(foto del diario LA VOZ DEL TAJO)
En el año 1990 el Gobierno de Felipe González aprobó la creación de las llamadas Pensiones No Contributivas. Eran un elemento más del incipiente sistema de prestaciones económicas de la Seguridad Social que venía a cubrir un hueco importante: el de aquellas personas que por distintos motivos no habían podido contribuir a lo largo de su vida laboral y no tenían derecho a pensión. Había millones de personas en esa situación en una España que en la década de los sesenta inició la creación de un sistema unitario aunque pervivieron muchos organismos superpuestos y en el que quedaban numerosas situaciones sin respuesta.
En aquél momento “expertos” y agoreros de todo pelaje anunciaron una hecatombe económica y no pocas voces se sumaron a intentar desacreditar una medida no sólo justa sino inteligente, que dotaba a las administraciones de una herramienta para ayudar a familias con menos recursos y espoleaba el consumo en aquella España “pre olímpica”. Naturalmente ninguno de los riesgos anunciados se cumplió y las PNC se han convertido en un instrumento que ha tenido un larguísimo recorrido hasta la actualidad, en que siguen formando parte del, ya complejo y diverso, entramado de la Seguridad Social.
Mi abuela tenía 85 años. Había criado en solitario a sus dos hijos, había trabajado toda su vida y había ayudado a criar y educar a sus nietos, especialmente a mí.
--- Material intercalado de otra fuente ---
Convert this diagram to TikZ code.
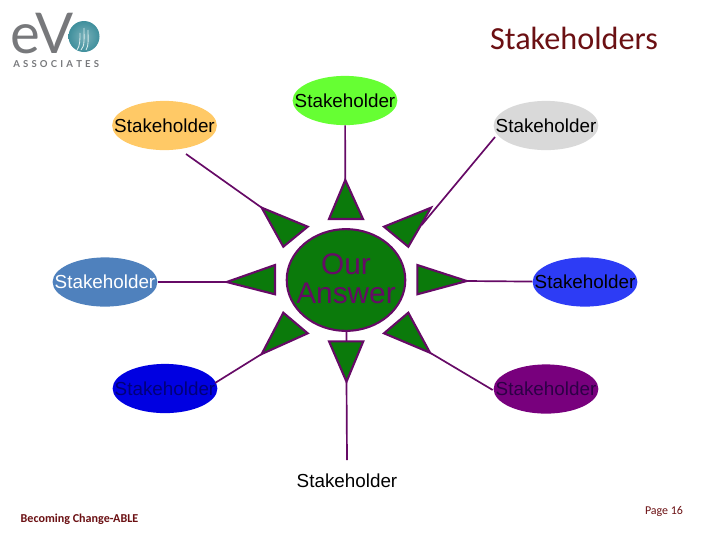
\documentclass[tikz,border=0pt]{standalone}
\usepackage{fontspec}
\setmainfont{Liberation Sans}
\newfontfamily\calibri{Carlito}
\newfontfamily\logofont{Lato}
\usepackage{tikz}
\usetikzlibrary{shapes.geometric}
\definecolor{rim}{HTML}{660A66}
\definecolor{sungreen}{HTML}{0B7A0B}
\definecolor{titlered}{HTML}{6B1013}
\definecolor{logogrey}{HTML}{77787B}
\definecolor{logoteal}{HTML}{3F8F9C}
\newcommand{\stk}{\makebox[0pt]{Stakeholder}}
\tikzset{
	x=0.025cm,
	y=-0.025cm,
	stakeholder/.style={ellipse, inner sep=0pt, minimum width=74.5pt, minimum height=35pt, font=\fontsize{13.4}{15}\selectfont},
	ray/.style={draw=rim, line width=1.5pt, fill=sungreen, line join=miter},
	spoke/.style={draw=rim, line width=1.2pt},
}

\begin{document}
\begin{tikzpicture}
			\useasboundingbox (0,0) rectangle (720,540);
			% logo
			\node[anchor=base west, inner sep=0pt, text height=27pt, text depth=0pt, text=logogrey, font=\logofont\fontsize{40}{40}\selectfont] (logoname) at (10,53) {eV};
			\shade[inner color=logoteal!70!white, outer color=logoteal] (84,36.5) circle (15.5);
			\draw[white!85!teal, line width=0.6pt] (81,50) .. controls (85,46) and (84,38) .. (84,28);
			\draw[white!85!teal, line width=0.6pt] (86,50) .. controls (89,46) and (88,38) .. (88,30);
			\draw[white!85!teal, line width=0.6pt] (77,50) .. controls (80,46) and (80,40) .. (80,33);
			\node[anchor=base west, inner sep=0pt, text=logogrey, font=\logofont\bfseries\fontsize{6.8}{8}\selectfont] (logotag) at (13,67) {A\,\,S\,\,S\,\,O\,\,C\,\,I\,\,A\,\,T\,\,E\,\,S};

			\node[text=titlered, font=\calibri\fontsize{22.9}{26}\selectfont, inner sep=0pt] (title) at (574,38) {Stakeholders};
			\node[text=titlered, font=\calibri\bfseries\fontsize{8.6}{10}\selectfont, inner sep=0pt] (motto) at (79.5,519) {Becoming Change-ABLE};
			\node[text=titlered, font=\calibri\fontsize{8.5}{10}\selectfont, inner sep=0pt] (page) at (664,511) {Page 16};

			\node[stakeholder, fill={rgb,255:red,255;green,201;blue,102}] (orange) at (164.5,125.5) {\stk};
			\node[stakeholder, fill={rgb,255:red,102;green,255;blue,51}] (lime) at (345,100.5) {\stk};
			\node[stakeholder, fill={rgb,255:red,217;green,217;blue,217}] (grey) at (546,125.5) {\stk};
			\node[stakeholder, fill={rgb,255:red,79;green,129;blue,189}, text=white] (steel) at (105,282) {\stk};
			\node[stakeholder, fill={rgb,255:red,45;green,60;blue,245}] (bright) at (585,282) {\stk};
			\node[stakeholder, fill={rgb,255:red,0;green,0;blue,225}, text={rgb,255:red,0;green,0;blue,120}] (navy) at (165,388.5) {\stk};
			\node[stakeholder, fill={rgb,255:red,120;green,0;blue,125}, text={rgb,255:red,45;green,0;blue,70}] (violet) at (546,389) {\stk};
			\node[stakeholder] (plain) at (347,481) {\stk};

			\node[ellipse, inner sep=0pt, minimum width=84.3pt, minimum height=72.3pt, draw=rim, line width=1.5pt, fill=sungreen] (answer) at (346,280) {};
			\node[align=center, inner sep=0pt, text=rim, font=\fontsize{21.2}{20.6}\selectfont] (answertext) at (346,279) {Our\\Answer};

			\coordinate (tip1) at (345.3,180);
			\coordinate (tip2) at (431,207.7);
			\coordinate (tip3) at (466.7,281);
			\coordinate (tip4) at (430,352.7);
			\coordinate (tip5) at (346.5,381.7);
			\coordinate (tip6) at (261.7,354);
			\coordinate (tip7) at (226.7,282);
			\coordinate (tip8) at (261.7,207.7);
			\coordinate (from1) at (186,154);
			\coordinate (from2) at (495,137);
			\coordinate (end2) at (421.7,225);
			\coordinate (base5) at (346.5,341.3);
			\coordinate (from4) at (492.7,390);
			\coordinate (from5) at (347,460);
			\coordinate (from6) at (215,383);

			\draw[ray] (tip1) -- (329,219) -- (363,219) -- cycle;
			\draw[ray] (tip2) -- (384,226.7) -- (408.3,246.7) -- cycle;
			\draw[ray] (tip3) -- (417.3,265) -- (417.3,294.3) -- cycle;
			\draw[ray] (tip4) -- (408.3,312.7) -- (384,333.3) -- cycle;
			\draw[ray] (tip5) -- (329,341.3) -- (363.3,341.3) -- cycle;
			\draw[ray] (tip6) -- (283.3,312.7) -- (307.7,333.3) -- cycle;
			\draw[ray] (tip7) -- (275,265) -- (275,294.3) -- cycle;
			\draw[ray] (tip8) -- (307.7,226.7) -- (283.3,246.7) -- cycle;

			\draw[spoke] (lime) -- (tip1);
			\draw[spoke] (from2) -- (end2);
			\draw[spoke] (bright) -- (tip3);
			\draw[spoke] (from4) -- (tip4);
			\draw[spoke] (from5) -- (tip5);
			\draw[spoke] (answer) -- (base5);
			\draw[spoke] (from6) -- (tip6);
			\draw[spoke] (steel) -- (tip7);
			\draw[spoke] (from1) -- (tip8);
		\end{tikzpicture}
\end{document}
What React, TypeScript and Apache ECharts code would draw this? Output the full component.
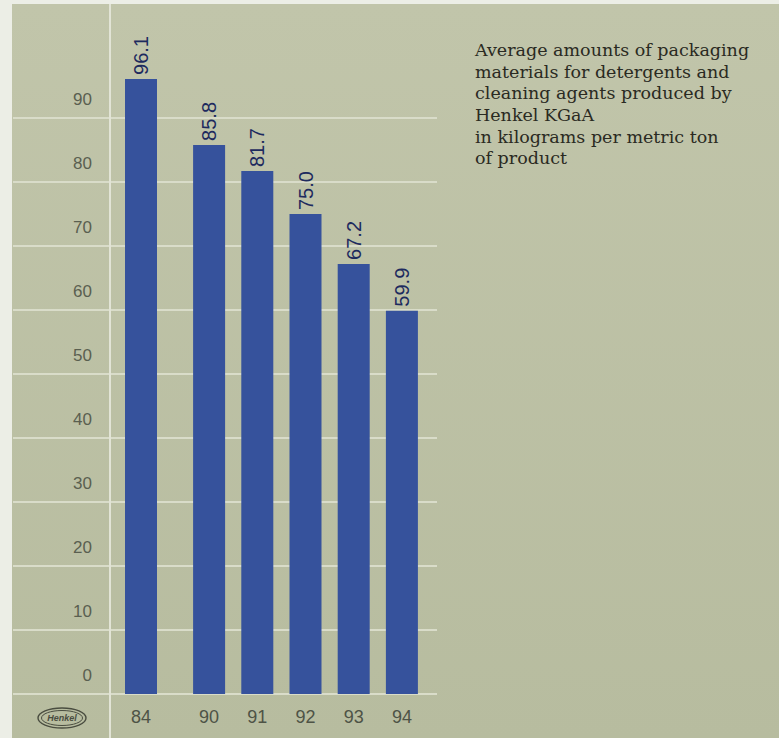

Nunca tuvo propiedades ni contratos; sólo trabajo y esfuerzo para que sus hijos y sus nietos pudieran vivir y trabajar en una situación diferente a la suya. No cotizó. En aquél 1990 empezó a cobrar una pequeña cantidad mensual que atesoró como el mayor de sus logros. Recuerdo cómo repartía entre nosotros, ahorraba y todo el año guardaba una parte “por si acaso”. Murió cuatro años después pero estoy segura que pocas cosas como aquella pensión le hicieron más ilusión. Para ella fue como el reconocimiento a todo el esfuerzo hecho durante una vida nada fácil.
Ahora, treinta años después, otro gobierno también presidido por un socialista, Pedro Sánchez, aprueba el llamado Ingreso Mínimo Vital, una prestación económica similar a la que hace años existe en distintos países y en la misma senda que están tomando buena parte de las democracias europeas que todavía no contaban con una ayuda similar. Son tres mil millones de euros que llevarán a unos 850 hogares una cantidad que les permita subsistir con una cierta dignidad. Se calcula que llegará a casi dos millones y medio de personas, del que medio millón aproximadamente serían menores.
Se oyen las mismas (parecidas) voces que hace treinta años anunciaban el apocalipsis, desacreditando una medida “que perpetúa la pobreza”, según afirman los defensores de la gran mentira de occidente, esa que dice que si trabajas suficiente nunca vas a tener ningún problema para sobrevivir, e incluso hacerte millonario. Como si a la pobreza la espantase la voluntad o el sudor. Como si a la pobreza no le sobrasen motivos -estructurales, coyunturales, económicos, colectivos o individuales- para instalarse y quedarse, para limitar futuros y restar posibilidades, para pesar como una losa sobra las cabezas.
Pero es igual, a pesar de las voces y los agoreros, el Ingreso Mínimo Vital ha venido para quedarse. Hay medidas que justifican una Legislatura o una vida dedicada a la política. Lástima que el ruido del Congreso, las boutades de unos y otros y la tensión de corto alcance no nos permita celebrar que las luces largas de la política social se han abierto paso.